Date: Fri 10-Apr-1998
Date: Fri 10-Apr-1998
Publication: Bee
Author: CURT
Quick Words:
commentary-powell-Kennelly
Full Text:
COMMENTARY: School Standards Scare Kennelly
By Chris Powell
US Rep Barbara B. Kennelly, the presumptive Democratic nominee for governor,
held a press conference at a school in Manchester the other day to declare
that "public education in Connecticut is mired in mediocrity" and lacks
standards. "In no academic subject is mastery of standards linked to
graduation or promotion," Kennelly noted.
That indeed is the central problem of education in Connecticut. Now all
Kennelly needs is the courage of her convictions. For the ineffectual remedies
she offered practically mocked her diagnosis.
Kennelly did not propose that students who fail the statewide mastery tests
given in fourth, sixth, and eighth grade should be denied promotion to the
next grade. She proposed that they just be given more remedial help, which is
only what they more or less get now. She also proposed that students who pass
the mastery tests be given membership in something called the Governor's
Mastery Club, as if that would be the crucial incentive for them to give up
their video games in favor of their studies.

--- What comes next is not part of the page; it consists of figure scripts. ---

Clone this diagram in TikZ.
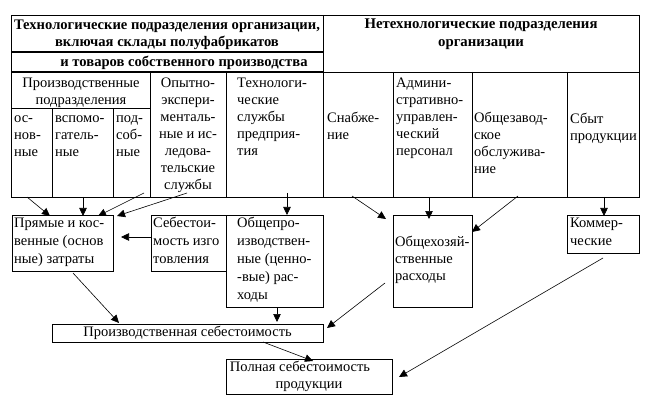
\documentclass[tikz,border=0pt]{standalone}
\usepackage{fontspec}
\setmainfont{Liberation Serif}
\usetikzlibrary{arrows.meta,calc}
\begin{document}
\begin{tikzpicture}[x=1pt,y=-1pt,
 ln/.style={line width=0.8pt},
 thickln/.style={line width=1.6pt},
 arr/.style={line width=0.6pt,-{Triangle[length=8pt,width=7.5pt]}},
 txt/.style={inner sep=0pt,font=\fontsize{14.5}{17}\selectfont,align=left,anchor=north west},
 txtb/.style={txt,font=\fontsize{14.5}{18}\selectfont},
 ctxt/.style={txt,align=center,anchor=north},
 hdr/.style={inner sep=0pt,font=\bfseries\fontsize{14.6}{16.5}\selectfont,align=center},
 hdrr/.style={hdr,font=\bfseries\fontsize{14.8}{18}\selectfont},
 box/.style={draw,line width=0.8pt,inner sep=0pt,anchor=north west},
 cbox/.style={draw,line width=0.8pt,inner sep=0pt,font=\fontsize{14.5}{17}\selectfont,align=center}]
\useasboundingbox (0,0) rectangle (651,417);
% table
\draw[ln] (11,15) rectangle (639,197);
\draw[ln] (323,15) -- (323,197);
\draw[thickln] (11,52) -- (323,52);
\draw[thickln] (11,72) -- (323,72);
\draw[ln] (323,72) -- (639,72);
\draw[ln] (11,108) -- (150,108);
\foreach \x in {52,113} \draw[ln] (\x,108) -- (\x,197);
\foreach \x in {150,226,393,472,567} \draw[ln] (\x,72) -- (\x,197);
% headers
\node[hdr] (h1) at (167,35) {Технологические подразделения организации,\\включая склады полуфабрикатов};
\node[hdr] (h2) at (184,63) {и товаров собственного производства};
\node[hdrr] (h3) at (481,34) {Нетехнологические подразделения\\организации};
% cells
\node[ctxt] (tpr) at (81,75) {\strut Производственные\\подразделения};
\node[txt] (tos) at (14,110) {\strut ос-\\нов-\\ные};
\node[txt] (tvs) at (55,110) {\strut вспомо-\\гатель-\\ные};
\node[txt] (tps) at (116,110) {\strut под-\\соб-\\ные};
\node[ctxt] (top) at (188,75) {\strut Опытно-\\экспери-\\менталь-\\ные и ис-\\ледова-\\тельские\\службы};
\node[txt] (tth) at (237,75) {\strut Технологи-\\ческие\\службы\\предприя-\\тия};
\node[txt] (tsn) at (327,110) {\strut Снабже-\\ние};
\node[txt] (tad) at (396,75) {\strut Админи-\\стративно-\\управлен-\\ческий\\персонал};
\node[txt] (toz) at (474,110) {\strut Общезавод-\\ское\\обслужива-\\ние};
\node[txt] (tsb) at (570,111) {\strut Сбыт\\продукции};
% lower boxes
\node[box,minimum width=101pt,minimum height=56pt] (bpr) at (12,215) {};
\node[box,minimum width=75pt,minimum height=56pt] (bsb) at (151,215) {};
\node[box,minimum width=97pt,minimum height=92pt] (bop) at (226,215) {};
\node[box,minimum width=79pt,minimum height=92pt] (boh) at (393,215) {};
\node[box,minimum width=72pt,minimum height=38pt] (bkm) at (567,215) {};
\node[txtb] (tbpr) at (14,215) {\strut Прямые и кос-\\венные (основ\\ные) затраты};
\node[txtb] (tbsb) at (153,215) {\strut Себестои-\\мость изго\\товления};
\node[txtb] (tbop) at (237,215) {\strut Общепро-\\изводствен-\\ные (ценно-\\-вые) рас-\\ходы};
\node[txt] (tboh) at (395,234) {\strut Общехозяй-\\ственные\\расходы};
\node[txtb] (tbkm) at (570,215) {\strut Коммер-\\ческие};
\node[cbox,minimum width=271pt,minimum height=18pt] (bps) at (187.5,333) {Производственная себестоимость};
\node[cbox,minimum width=166pt,minimum height=35pt] (bpl) at (309,376.5) {Полная себестоимость\rule{18pt}{0pt}\\продукции};
% arrow ends
\coordinate (a1s) at (27,197);  \coordinate (a1e) at (50,216);
\coordinate (a2s) at (83,197);  \coordinate (a2e) at (83,216);
\coordinate (a3s) at (144,193); \coordinate (a3e) at (98,216);
\coordinate (a4s) at (187,193); \coordinate (a4e) at (117,216);
\coordinate (a5s) at (287,193); \coordinate (a5e) at (287,215);
\coordinate (a6e) at (121,237);
\coordinate (a7s) at (73,273);  \coordinate (a7e) at (119,323);
\coordinate (a8e) at (277,322);
\coordinate (a9s) at (385,283); \coordinate (a9e) at (327,328);
\coordinate (a10s) at (603,258); \coordinate (a10e) at (399,377);
\coordinate (a11s) at (263,342); \coordinate (a11e) at (313,361);
\coordinate (a12s) at (352,196); \coordinate (a12e) at (386,219);
\coordinate (a13s) at (429,197); \coordinate (a13e) at (429,219);
\coordinate (a14s) at (518,196); \coordinate (a14e) at (472,232);
\coordinate (a15s) at (604,197); \coordinate (a15e) at (604,216);
\draw[arr] (a1s) -- (a1e);
\draw[arr] (a2s) -- (a2e);
\draw[arr] (a3s) -- (a3e);
\draw[arr] (a4s) -- (a4e);
\draw[arr] (a5s) -- (a5e);
\draw[arr] (bsb.west |- a6e) -- (a6e);
\draw[arr] (a7s) -- (a7e);
\draw[arr] (bop.south -| 277,0) -- (a8e);
\draw[arr] (a9s) -- (a9e);
\draw[arr] (a10s) -- (a10e);
\draw[arr] (a11s) -- (a11e);
\draw[arr] (a12s) -- (a12e);
\draw[arr] (a13s) -- (a13e);
\draw[arr] (a14s) -- (a14e);
\draw[arr] (a15s) -- (a15e);
\end{tikzpicture}
\end{document}
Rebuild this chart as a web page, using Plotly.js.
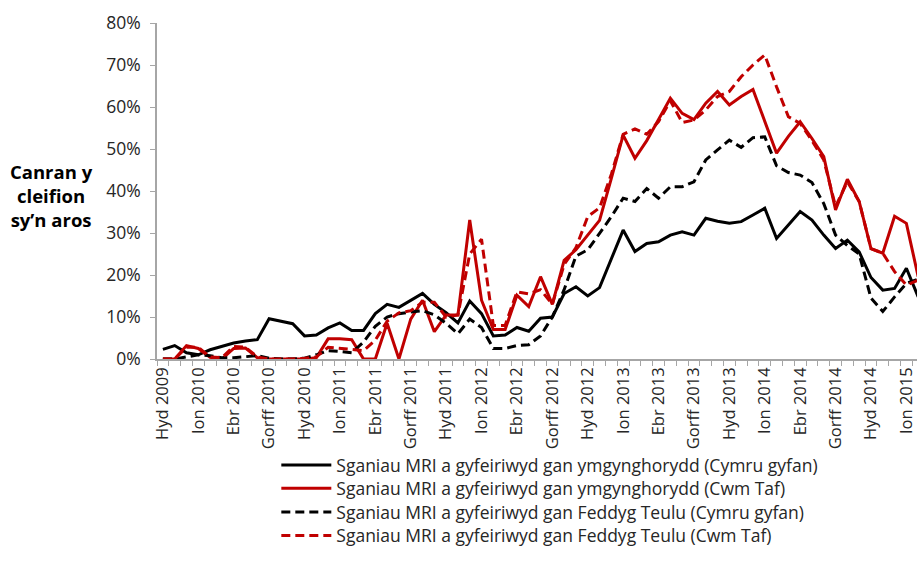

Kennelly also proposed to create a new kind of high school diploma, a "mastery
diploma." It would be awarded to graduating seniors who had passed the mastery
test two years earlier, in tenth grade. It would certify to colleges and
prospective employers that the holders had a basic education and would entitle
them to free remedial education from the state if colleges or employers found
otherwise.
That is, under Kennelly's plan to end mediocrity in education in Connecticut,
even the best high school graduates still could be two grades behind when they
entered college or the work force. And what of the other high school
graduates, the ones who could not pass even the tenth-grade test? They would
continue to get ordinary diplomas that, being distinguishable from the
"mastery diplomas," would continue to certify what they already do: nothing.
Or maybe worse than nothing, since these diplomas now would signify that
Connecticut knowingly was allowing people to graduate from high school though
they could not do even tenth-grade work.
Nothing Kennelly proposed would do anything about the problem she identified:
"that in no academic subject is mastery of standards linked to graduation or
promotion." Everyone who failed would continue to be promoted and to graduate.
Of course politicians may shy away from this problem, for solving it requires
telling tens of thousands of parents and students in Connecticut that the
failure here is theirs just as much as the government's and that they
shouldn't be permitted to get away with it anymore. But to tiptoe up to the
problem only to run away from it in fright like this may be more embarrassing
than just ignoring it as most other politicians do.
(Chris Powell is managing editor of The Journal Inquirer in Manchester.)